When I was a kid I liked to color outside the lines. I was that kid who wanted to create my own picture – I didn’t want someone else telling me where I could and could not color. As the years went on, somehow I learned the “proper” way to color was to stay within the borders and boundaries I had been given on the page. I was taught in school it was wrong to overstep the boundaries – the lines were there so the picture would look nice and clean when I was finished coloring.
Coloring outside the lines is messy. Coloring outside the lines tends to mix colors that don’t seem to go together. Coloring outside the lines can create a picture that doesn’t look like the original.
As I sit here in my office in Houston, Texas, the most diverse city in the nation, these very thoughts race through my head. You see, our church is on a journey. Like the rest of our city, we are becoming more and more diverse every day. We love it, embrace, and are constantly looking for ways to encourage, develop, and grow as we color outside the lines. This path of becoming diverse means we are learning what it looks like when colors mix to create a new, better picture. We are learning how to mix colors that don’t naturally seem to go together.
Honestly, it’s much easier to color inside the lines. It’s safer to stay inside the border and use colors that are similar. But I don’t think Jesus was safe. The Jesus I read about challenged the church to think beyond the conventional lines that had been drawn in order to reach all kinds of people. I admit this doesn’t come naturally, but when it works, the blessings are far greater than the pain. The new picture painted is much more beautiful than the original, and the freedom found is heavenly.
Here are a few of the things we have learned while coloring outside the lines. . .
Sometimes people don’t understand the beauty.
Not everyone understands Monet. Some people prefer Michelangelo. That’s okay.
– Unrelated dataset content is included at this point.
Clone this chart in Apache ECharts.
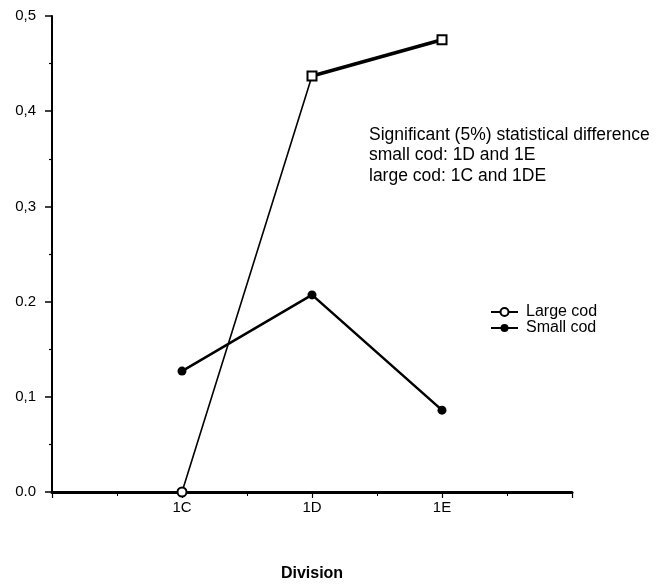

This effort is not one for everyone. It takes genuine passion on the part of the church leaders and membership to care, catch the vision, and be all in. Some folks will leave your church. Many more will come. When you truly embrace diversity and learn how to reach people of different backgrounds, ethnicities, and history, you will add more than you lose. I promise.
It can get messy.
At first glance, when we color outside the lines it might look a little messy – that’s because it is. Any time we are forced outside our comfort zone it is scary. That’s okay. No masterpiece was ever created without making a little mess. When my daughter creates with play dough she usually has as much on her hands and face as does the creation. People are messy. Life is messy. Church is messy.
Use ALL the crayons.
Learn to create an environment of inclusion. This means it’s okay for colors to mix and make a new picture. Analyze your picture to make sure every crayon is used. Be intentional about diversity on the stage, in leadership roles, and song selection. Have meaningful conversations with those in your church and community about what it looks like when all kinds of people come together to paint the picture.
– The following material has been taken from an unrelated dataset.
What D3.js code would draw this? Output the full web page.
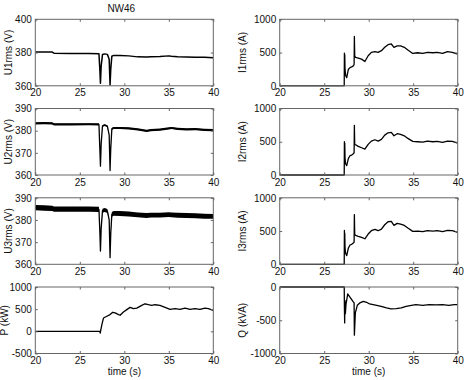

Learn the term “micro inequity.”
The definition of a micro inequity is “a theory that refers to hypothesized ways in which individuals are either singled out, overlooked, ignored, or otherwise discounted based on an unchangeable characteristic such as race or gender.” According to wiki, a micro-inequity is “a subtle, often unconscious, message that devalues, discourages and impairs performance. They are conveyed through facial expressions, gestures, tone of voice, choice of words, nuance and syntax.” As we have become more and more diverse we have learned to have ongoing, meaningful, and honest conversation about micro inequities in our church. Sometimes the conversation is painful, sometimes we get way outside the lines, but in the end we find God is honored and people are drawn to a church that embraces the reality of multicultural vision.
The picture God wants to paint in your church is full of different colors. There is no crayon, paintbrush, marker, or watercolor He doesn’t want to use. The picture might not look like it was originally drawn, but I promise this – the new artwork will be a masterpiece.